At first it seems these two illustrious countries have nothing to do with one another.
Sweden, land of fjords, vikings, linganberry wine, and (if my travels overseas are any indication) a whole lotta amazingly-accented Indian girls. And the The Philippines! What can I say? You’ve got volcanoes that can evacuate entire regions of space, I hear sometimes you fish with dynamite, and you probably still have that beer brand with a monkey. What could these two possibly have in common? If you said, “nothing”… Ha! Well, that is true, except for maybe one thing: in the past week, stray webfarers in both those countries happen to have visited this friggin’ site. This thing actually gets read in other countries. I am an ambassador to the world, whether you believe it or not, world.
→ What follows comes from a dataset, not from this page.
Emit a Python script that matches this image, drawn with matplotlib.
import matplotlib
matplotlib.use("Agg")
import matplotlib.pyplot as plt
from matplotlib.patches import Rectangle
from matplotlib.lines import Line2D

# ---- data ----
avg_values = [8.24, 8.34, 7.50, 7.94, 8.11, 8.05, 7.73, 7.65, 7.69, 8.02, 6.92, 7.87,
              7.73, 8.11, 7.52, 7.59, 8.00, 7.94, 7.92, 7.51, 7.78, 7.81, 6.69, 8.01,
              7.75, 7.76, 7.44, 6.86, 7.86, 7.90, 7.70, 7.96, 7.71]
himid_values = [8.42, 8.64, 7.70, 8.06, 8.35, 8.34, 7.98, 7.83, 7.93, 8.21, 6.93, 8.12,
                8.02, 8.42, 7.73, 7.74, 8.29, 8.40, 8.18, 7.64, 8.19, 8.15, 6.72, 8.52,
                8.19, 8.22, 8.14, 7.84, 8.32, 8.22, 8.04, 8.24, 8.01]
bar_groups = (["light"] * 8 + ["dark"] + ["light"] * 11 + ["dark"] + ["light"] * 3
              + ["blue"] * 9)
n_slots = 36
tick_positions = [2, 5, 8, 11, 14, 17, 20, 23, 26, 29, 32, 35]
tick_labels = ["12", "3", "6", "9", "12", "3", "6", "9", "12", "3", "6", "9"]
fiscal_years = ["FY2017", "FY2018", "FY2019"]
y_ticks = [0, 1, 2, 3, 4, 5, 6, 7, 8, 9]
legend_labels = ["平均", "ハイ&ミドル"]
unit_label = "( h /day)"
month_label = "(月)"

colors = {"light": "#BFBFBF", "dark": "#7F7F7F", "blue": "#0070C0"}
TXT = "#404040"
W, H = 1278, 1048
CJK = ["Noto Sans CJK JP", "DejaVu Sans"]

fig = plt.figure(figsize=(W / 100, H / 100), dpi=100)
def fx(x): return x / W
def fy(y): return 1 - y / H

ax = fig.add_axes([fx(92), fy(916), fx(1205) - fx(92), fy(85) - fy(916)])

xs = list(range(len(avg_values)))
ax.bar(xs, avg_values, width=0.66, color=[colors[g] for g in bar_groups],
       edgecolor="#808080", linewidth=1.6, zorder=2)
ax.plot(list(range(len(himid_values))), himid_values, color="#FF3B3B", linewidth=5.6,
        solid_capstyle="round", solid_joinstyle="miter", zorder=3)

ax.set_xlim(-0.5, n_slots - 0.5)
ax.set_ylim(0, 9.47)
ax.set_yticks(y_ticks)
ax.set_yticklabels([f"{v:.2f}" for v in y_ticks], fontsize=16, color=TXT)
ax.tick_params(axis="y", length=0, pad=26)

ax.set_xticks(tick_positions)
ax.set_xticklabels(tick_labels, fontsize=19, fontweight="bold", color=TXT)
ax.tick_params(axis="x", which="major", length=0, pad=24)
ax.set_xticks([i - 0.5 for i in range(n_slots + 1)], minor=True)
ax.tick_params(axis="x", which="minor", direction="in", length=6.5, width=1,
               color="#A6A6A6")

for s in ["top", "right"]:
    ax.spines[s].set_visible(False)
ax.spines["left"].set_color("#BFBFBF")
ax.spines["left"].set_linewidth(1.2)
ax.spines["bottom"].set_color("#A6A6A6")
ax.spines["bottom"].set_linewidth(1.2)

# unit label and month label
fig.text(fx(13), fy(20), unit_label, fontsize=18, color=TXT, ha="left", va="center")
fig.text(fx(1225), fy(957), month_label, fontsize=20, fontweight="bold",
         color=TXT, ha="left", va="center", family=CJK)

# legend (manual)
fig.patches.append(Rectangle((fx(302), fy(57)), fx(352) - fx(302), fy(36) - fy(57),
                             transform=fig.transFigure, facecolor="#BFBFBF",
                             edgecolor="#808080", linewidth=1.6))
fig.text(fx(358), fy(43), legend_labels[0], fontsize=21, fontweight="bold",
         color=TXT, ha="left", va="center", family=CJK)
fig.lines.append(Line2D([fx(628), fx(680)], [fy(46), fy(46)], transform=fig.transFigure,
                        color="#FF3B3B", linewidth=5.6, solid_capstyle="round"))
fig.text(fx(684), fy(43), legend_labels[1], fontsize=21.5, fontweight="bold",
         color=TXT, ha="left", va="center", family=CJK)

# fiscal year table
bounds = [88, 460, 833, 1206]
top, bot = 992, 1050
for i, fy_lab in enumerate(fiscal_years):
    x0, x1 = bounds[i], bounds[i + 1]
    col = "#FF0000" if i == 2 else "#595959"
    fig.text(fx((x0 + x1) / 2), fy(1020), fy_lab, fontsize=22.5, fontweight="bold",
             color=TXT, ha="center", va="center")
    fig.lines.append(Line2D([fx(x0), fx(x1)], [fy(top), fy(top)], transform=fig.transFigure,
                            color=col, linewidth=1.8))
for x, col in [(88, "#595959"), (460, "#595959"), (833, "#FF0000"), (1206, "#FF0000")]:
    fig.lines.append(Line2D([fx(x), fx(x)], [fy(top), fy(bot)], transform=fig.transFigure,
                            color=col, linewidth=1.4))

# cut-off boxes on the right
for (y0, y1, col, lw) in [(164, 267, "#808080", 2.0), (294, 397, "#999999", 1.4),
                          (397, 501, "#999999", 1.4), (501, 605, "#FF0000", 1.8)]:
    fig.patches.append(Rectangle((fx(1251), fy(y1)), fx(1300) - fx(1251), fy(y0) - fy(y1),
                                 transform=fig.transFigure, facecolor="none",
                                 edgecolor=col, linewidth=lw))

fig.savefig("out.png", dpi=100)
Not since the Rocky Horror Discovery Scare of ’04 have I even been conscious that there might be people poring over The Glot, people I hadn’t personally met. Looking for information. Googling “checklist+post+death+planning” in all seriousness, only to find my smarmy, self-bemused, wholly
overrated misrepresented site pinging their naive Googledar. What if that Swede’s only brother just died, in a sled crash involving drunk reindeer perhaps, leaving that poor Swede to make all the funeral arrangements? He doesn’t know the steps! He needs me to tell him. And what do I wanna do? Get into a bar fight over beer nuts. Wonder of wonder, horror of Rocky Horrors!
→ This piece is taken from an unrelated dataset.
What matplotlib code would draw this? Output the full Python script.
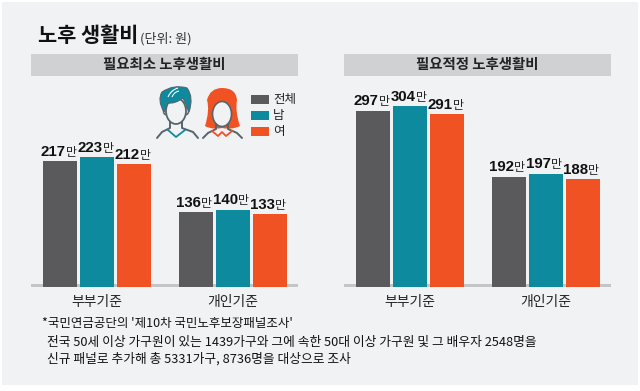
import matplotlib.pyplot as plt
from matplotlib.patches import Rectangle, Ellipse, PathPatch
from matplotlib.path import Path

plt.rcParams['font.family'] = ['Noto Sans CJK KR', 'DejaVu Sans']

W, H = 640, 391
GRAY = '#5a5a5c'
TEAL = '#0d8a9e'
ORANGE = '#f15224'
BG = '#f1f2f4'
LINE = '#55656e'

categories = ['부부기준', '개인기준']
series_names = ['전체', '남', '여']
colors = [GRAY, TEAL, ORANGE]

minimum_total = [217, 136]
minimum_male = [223, 140]
minimum_female = [212, 133]
proper_total = [297, 192]
proper_male = [304, 197]
proper_female = [291, 188]

title = '노후 생활비'
unit = '(단위: 원)'
panel_titles = ['필요최소 노후생활비', '필요적정 노후생활비']
notes = ["*국민연금공단의 '제10차 국민노후보장패널조사'",
         '전국 50세 이상 가구원이 있는 1439가구와 그에 속한 50대 이상 가구원 및 그 배우자 2548명을',
         '신규 패널로 추가해 총 5331가구, 8736명을 대상으로 조사']


def make_axes(fig, left, right, bottom=287, top=87):
    ax = fig.add_axes([left / W, 1 - bottom / H, (right - left) / W, (bottom - top) / H])
    ax.patch.set_alpha(0)
    return ax


def draw_panel(ax, values):
    # 135.5 px between the groups, 37 px between bars, axes 267 px wide
    ax.set_xlim(-0.487, 1.483)
    ax.set_ylim(17, 17 + 200 / 0.63)
    for i, vals in enumerate(values):
        for j, cat in enumerate(categories):
            x = j + (i - 1) * 0.273
            ax.bar(x, vals[j], width=0.251, color=colors[i], zorder=3)
            ax.annotate(str(vals[j]), (x, vals[j]), xytext=(3.9, 3.9), textcoords='offset points',
                        ha='right', va='baseline', fontsize=10.8, fontweight='bold',
                        family='Liberation Sans', color='#111111')
            ax.annotate('만', (x, vals[j]), xytext=(4.2, 3.9), textcoords='offset points',
                        ha='left', va='baseline', fontsize=8.6, color='#222222')
    for s in ax.spines.values():
        s.set_visible(False)
    ax.set_yticks([])
    ax.set_xticks([0, 1])
    ax.set_xticklabels(categories, fontsize=10, color='#222222')
    ax.tick_params(axis='x', length=0, pad=6)


def curve(ov, pts, codes, **kw):
    ov.add_patch(PathPatch(Path(pts, codes), **kw))


def draw_man(ov):
    M, C = Path.MOVETO, Path.CURVE3
    ov.add_patch(Ellipse((176, 111), 20, 26, fc=BG, ec=LINE, lw=1.3, zorder=2))
    ov.add_patch(Ellipse((165.5, 111), 4, 7, fc=BG, ec=LINE, lw=1.1, zorder=1))
    ov.add_patch(Ellipse((186.5, 111), 4, 7, fc=BG, ec=LINE, lw=1.1, zorder=1))
    curve(ov, [(164, 112), (157, 100), (162, 92), (174, 84), (187, 88), (194, 97), (189, 112),
               (186, 104), (183, 98), (175, 104), (168, 103), (166, 107), (164, 112)],
          [M, C, C, C, C, C, C, C, C, C, C, C, C], fc=TEAL, ec=LINE, lw=0.8, zorder=3)
    curve(ov, [(168, 97), (171, 90), (178, 88)], [M, C, C], fc='none', ec='white', lw=0.8, zorder=4)
    curve(ov, [(172, 97), (174, 92), (179, 91)], [M, C, C], fc='none', ec='white', lw=0.8, zorder=4)
    ov.plot([157, 162, 170, 170], [138, 132, 128, 122], color=LINE, lw=1.4,
            solid_capstyle='round', zorder=2)
    ov.plot([198, 193, 182, 182], [138, 132, 128, 122], color=LINE, lw=1.4,
            solid_capstyle='round', zorder=2)
    ov.plot([168, 176, 185], [130, 137, 130], color=TEAL, lw=1.3, zorder=3)


def draw_woman(ov):
    M, C = Path.MOVETO, Path.CURVE3
    curve(ov, [(205, 126), (210, 110), (207, 100), (210, 88), (222, 88), (236, 88), (237, 100),
               (235, 112), (240, 126), (232, 130), (222, 128), (212, 130), (205, 126)],
          [M, C, C, C, C, C, C, C, C, C, C, C, C], fc=ORANGE, ec='none', zorder=2)
    ov.add_patch(Ellipse((222, 114), 19, 25, fc=BG, ec=LINE, lw=1.2, zorder=3))
    curve(ov, [(212, 110), (213, 99), (224, 96), (231, 100), (232, 110), (236, 96), (222, 90),
               (208, 96), (212, 110)],
          [M, C, C, C, C, C, C, C, C], fc=ORANGE, ec='none', zorder=4)
    ov.plot([203, 208, 216, 216], [138, 133, 129, 124], color=LINE, lw=1.4,
            solid_capstyle='round', zorder=4)
    ov.plot([242, 237, 228, 228], [138, 133, 129, 124], color=LINE, lw=1.4,
            solid_capstyle='round', zorder=4)
    ov.plot([212, 218, 222, 226, 232], [131, 136, 132, 136, 131], color=ORANGE, lw=1.3, zorder=5)


fig = plt.figure(figsize=(W / 100, H / 100), dpi=100, facecolor='white')

# background, header bars, title, notes and icons are drawn in pixel coords
ov = fig.add_axes([0, 0, 1, 1])
ov.set_xlim(0, W)
ov.set_ylim(H, 0)
ov.axis('off')
ov.add_patch(Rectangle((2, 2), 636, 383, fc=BG, ec='none', zorder=0))
for left, text in zip([31, 344], panel_titles):
    ov.add_patch(Rectangle((left, 54), 267, 22, fc='#d0d1d3', ec='none', zorder=1))
    ov.add_patch(Rectangle((left, 284), 267, 3, fc='#c4c5c7', ec='none', zorder=1))
    ov.text(left + 133.5, 64.5, text, ha='center', va='center', fontsize=10.4, fontweight='bold', color='#222222')

ov.text(38, 35, title, ha='left', va='center', fontsize=15, fontweight='bold', color='#111111')
ov.text(140, 38.5, unit, ha='left', va='center', fontsize=9.4, color='#333333')

draw_man(ov)
draw_woman(ov)

for y, name, c in zip([99, 115, 131.5], series_names, colors):
    ov.add_patch(Rectangle((251, y - 4.5), 18, 9, fc=c, ec='none', zorder=2))
    ov.text(273, y, name, ha='left', va='center', fontsize=9, color='#222222')

ov.text(42, 324, notes[0], ha='left', va='center', fontsize=9, color='#111111')
ov.text(47, 342.5, notes[1], ha='left', va='center', fontsize=9.2, color='#111111')
ov.text(47, 359, notes[2], ha='left', va='center', fontsize=9.2, color='#111111')

ax1 = make_axes(fig, 31, 298)
draw_panel(ax1, [minimum_total, minimum_male, minimum_female])
ax2 = make_axes(fig, 344, 611)
draw_panel(ax2, [proper_total, proper_male, proper_female])

fig.savefig('out.png', dpi=100)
Every goal has a dark side. I would like to make my
blog glot a place where more people would like to visit. Even have another entity appreciate my silly writing. One outside the immediate single genetic degree of family. A human entity too, since those lurky MSNbots obviously get a hearty kick outta my material already. Comment, damned robots! But every once in a while, you’re gonna have to disappoint some grieving Swede. That’s life. Seriously though—who wants to plan post-death? Not a lot of forethought in that search, boy-o.
Sweden and Philippines, I give you my hat tip. You may not have found my site useful. You may not have stayed longer than a minute. You may have even web-snorted in contempt at this tiny, indulgent, gaudy, blog-like, and oversyllablistic web-shite that Google mis-pinged to you… maybe. I thank you for your votes of confidence nonetheless.